Some Australian companies pay more than that 10.4 per cent average, of course, which leads to the second major objection to the tax cuts – just what such a company would do with the extra money.

For once, One Nation leader Pauline Hanson has got her economic ideas straight on this matter.

She correctly points out that a company’s tax windfall cannot be given to both shareholders and workers – that is, Treasurer Scott Morrison’s claim that the tax cut will boost wages is just plain wrong.

Economist and former Liberal Party leader John Hewson told me on Tuesday that in the current environment, he has no doubts about where that money would flow at a time when “corporate profits are at an all time high relative to GDP”.

“If you help them increase that profit even more, that is give them higher net profits, they will distribute it as dividends or buy back their own shares,” he said.

“They won’t hand it out as pay rises because [while underemployment persists] they are not competing for labour.”

The third reason the cuts are misguided is that the Australian economy is most in trouble on the consumption side, as economist and former Labor trade minister Craig Emerson pointed out in Tuesday’s Financial Review.

He argued that Australia’s record stock of mortgage debt is going to drain household budgets, even if the RBA does not raise rates, due to the one-third of mortgage funding sourced on global ‘wholesale’ markets – where rates are rising.

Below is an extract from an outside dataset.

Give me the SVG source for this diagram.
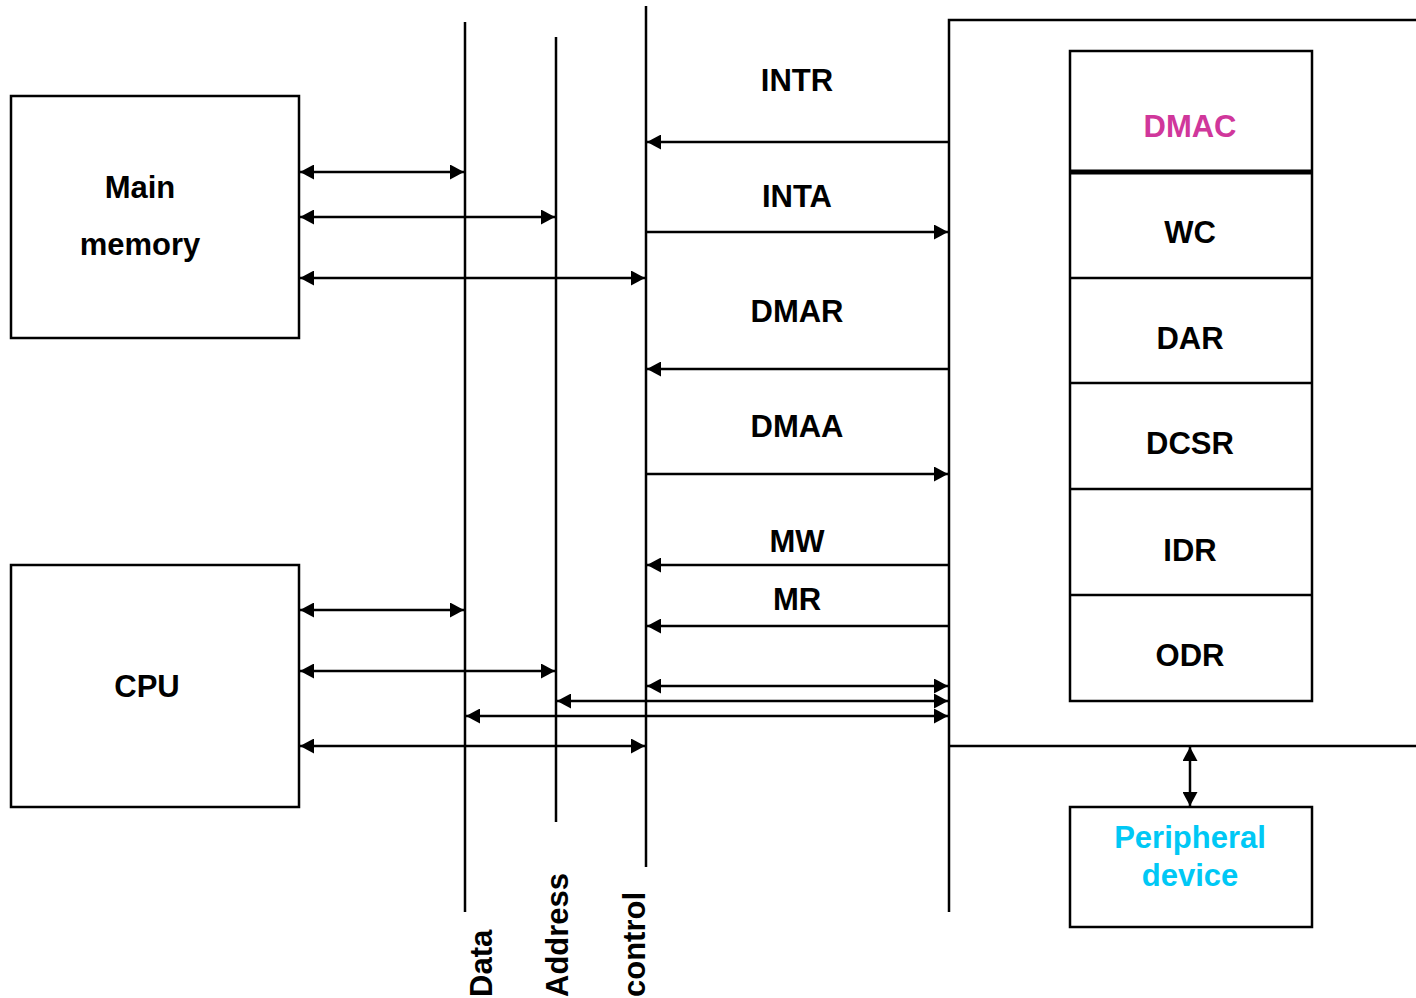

That, he says, will find households caught between “insipid wages growth” and “rising costs of their outstanding debt, [meaning] they inevitably will pull back on spending on other items”.

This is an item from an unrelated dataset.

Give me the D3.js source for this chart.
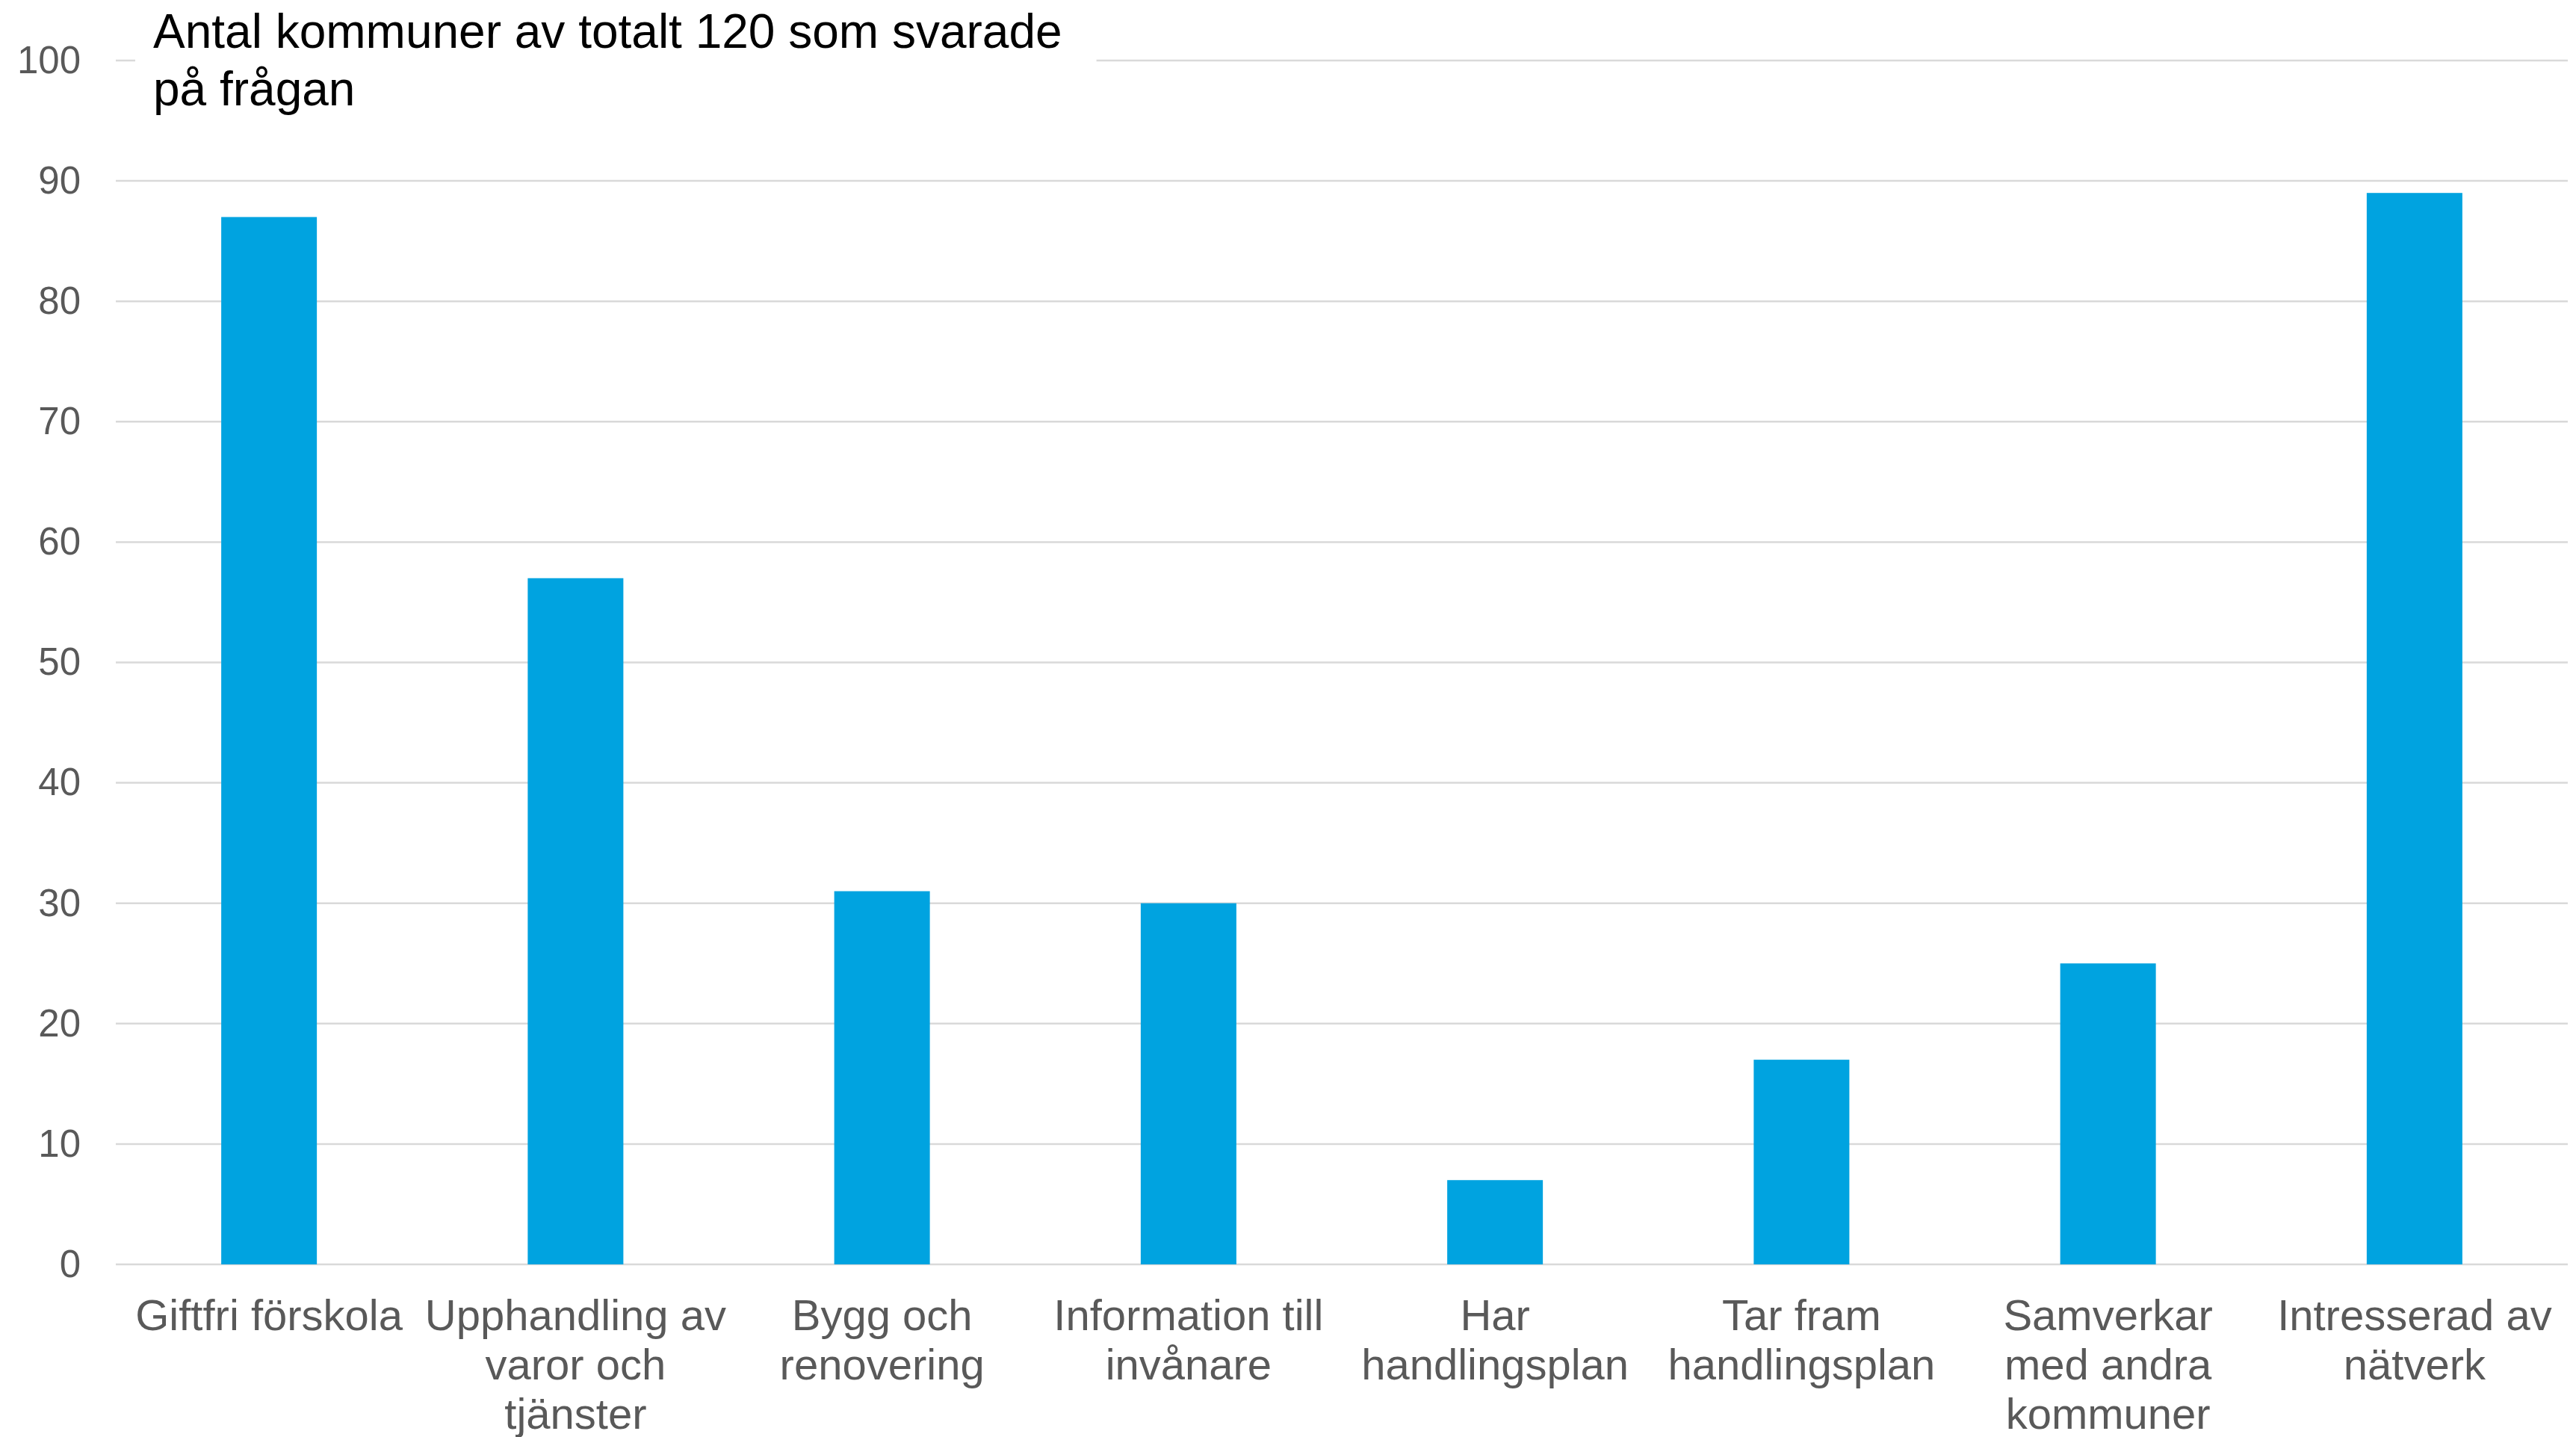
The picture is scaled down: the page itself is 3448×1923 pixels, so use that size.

That is where the government ought to focus its tax reforms – at household level.

Companies won’t raise wages while there is still slack in the labour market, nor will they increase investment just because of the planned company tax cuts.

That pretty much leaves one place to cut taxes, says Mr Hewson: “If you want to ease the cost of living pressure you can try to decrease the cost of things like childcare or power bills, or you can cut personal income tax – that would do a lot more to stimulate the economy.”

That is why the PM’s renewed commitment to corporate tax cuts is such a mistake.

The economy is going to need stimulus on the consumption side, but any income tax cuts the government makes in the next budget will be small – simply because so much revenue is earmarked to be handed back to companies.

That gives Labor a free kick. It is opposing all tax cuts above the $50 million turnover threshold, and may even reduce that threshold in the tax plan it takes to the next election.

Even if Labor commits to the same budget repair strategy as the Turnbull government, it will have billions up its sleeve to spend on personal income tax cuts – billions the Turnbull government will be trying to deliver to the part of the economy that needs it least.